How to find code size like RAM ROM in eclipse ide

[ningappa BS]

Hi,

am using eclipse(oxyzen.3A) ide,how i can find the code size like RAM ROM which is used by project.


thanks in advance

[rudi ;-)]

Hi,

am using eclipse(oxyzen.3A) ide,how i can find the code size like RAM ROM which is used by project.


thanks in advance

hi
good
question
the info can reflected by esptool ( Makefile )
also showed in eclipse (example in console).

best wishes
rudi

edit:

example:
create a new target "size"

pic1#0.jpg (43.11 KiB) Viewed 6488 times

use it for your reference
example simpy "make size" / run build target "size"

pic1#1.jpg (357.6 KiB) Viewed 6488 times

[ningappa BS]

but did not understand these two lines, where it will store is it in ROM or flash?
Flash code: 833726 bytes
Flash rodata: 210176 bytes

thank you rudi, thanks for the response.

[rudi ;-)]

but did not understand these two lines, where it will store is it in ROM or flash?
Flash code: 833726 bytes
Flash rodata: 210176 bytes

thank you rudi, thanks for the response.

hi

there is a good description what .text, .data, .bss, stack and heap do or be.
also where each of these segments would reside in a microcontroller memory:




.text

The .text segment contains the actual code, and is programmed into Flash memory for microcontrollers. There may be more than one text segment when there are multiple, non-contiguous blocks of Flash memory; e.g. a start vector and interrupt vectors located at the top of memory, and code starting at 0; or separate sections for a bootstrap and main program.


.bss and .data

There are three types of data that can be allocated external to a function or procedure; the first is uninitialized data (historically called .bss, which also includes the 0 initialized data), and the second is initialized (non-bss), or .data. The name "bss" historically comes from "Block Started by Symbol", used in an assembler some 60 years ago. Both of these areas areas are located in RAM.

As a program is compiled, variables will be allocated to one of these two general areas. During the linking stage, all of the data items will be collected together. All variables which need to be initialized will have a portion of the program memory set aside to hold the initial values, and just before main() is called, the variables will be initialized, typically by a module called crt0. The bss section is initialized to all zeros by the same startup code.

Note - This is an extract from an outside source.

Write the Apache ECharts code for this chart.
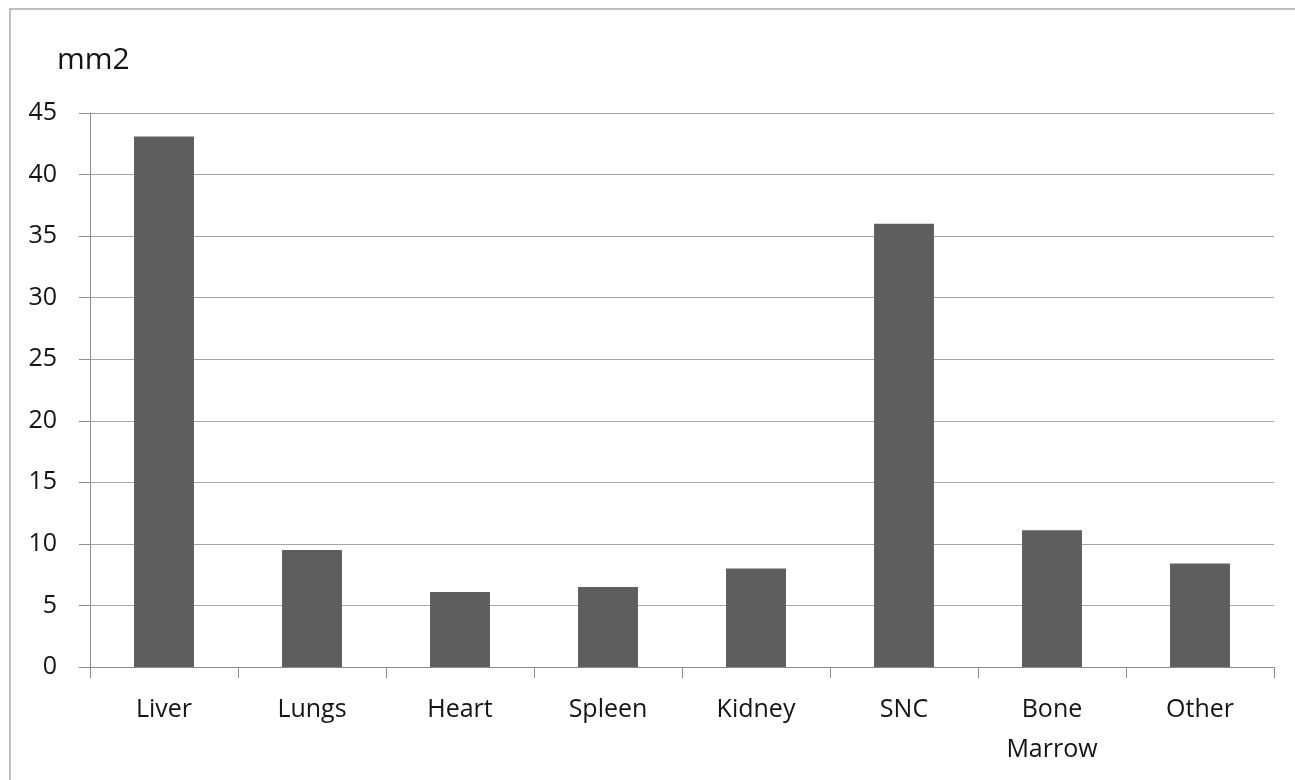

With a few microcontrollers, there are shorter instructions that allow access to the first page (first 256 locations, sometime called page 0) of RAM. The compiler for these processors may reserve a keyword like near to designate variables to be placed there. Similarly, there are also microcontrollers that can only reference certain areas via a pointer register (requiring extra instructions), and such variables are designated far. Finally, some processors can address a section of memory bit by bit and the compiler will have a way to specify that (such as the keyword bit).

So there might be additional segments like .nearbss and .neardata, etc., where these variables are collected.


.rodata

The third type of data external to a function or procedure is like the initialized variables, except it is read-only and cannot be modified by the program. In the C language, these variables are denoted using the const keyword. They are usually stored as part of the program flash memory. Sometimes they are identified as part of a .rodata (read-only data) segment. On microcontrollers using the Harvard architecture, the compiler must use special instructions to access these variables.


stack and heap

The stack and heap are both placed in RAM. Depending on the architecture of the processor, the stack may grow up, or grow down. If it grows up, it will be placed at the bottom of RAM. If it grows down, it will be placed at the end of RAM. The heap will use the remaining RAM not allocated to variables, and grow the opposite direction of the stack. The maximum size of the stack and heap can usually be specified as linker parameters.

Variables placed on the stack are any variables defined within a function or procedure without the keyword static. They were once called automatic variables (auto keyword), but that keyword is not needed. Historically, auto exists because it was part of the B language which preceded C, and there it was needed. Function parameters are also placed on the stack.



Credit for the text SRC and further info

the ESP32 memory map you find example in the ESP32 Datasheet Section 3.1.4

also you can study the ESP32 technical reference Section 1 System and Memory

esp32_system_map.jpg (113.1 KiB) Viewed 6404 times

hope this helps
best wishes
rudi

[ESP_Sprite]

but did not understand these two lines, where it will store is it in ROM or flash?

Not sure if that's a typo/thinko, but none of the code you compile yourself is stored in ROM, as it is, as the name implies, read-only and cannot be programmed.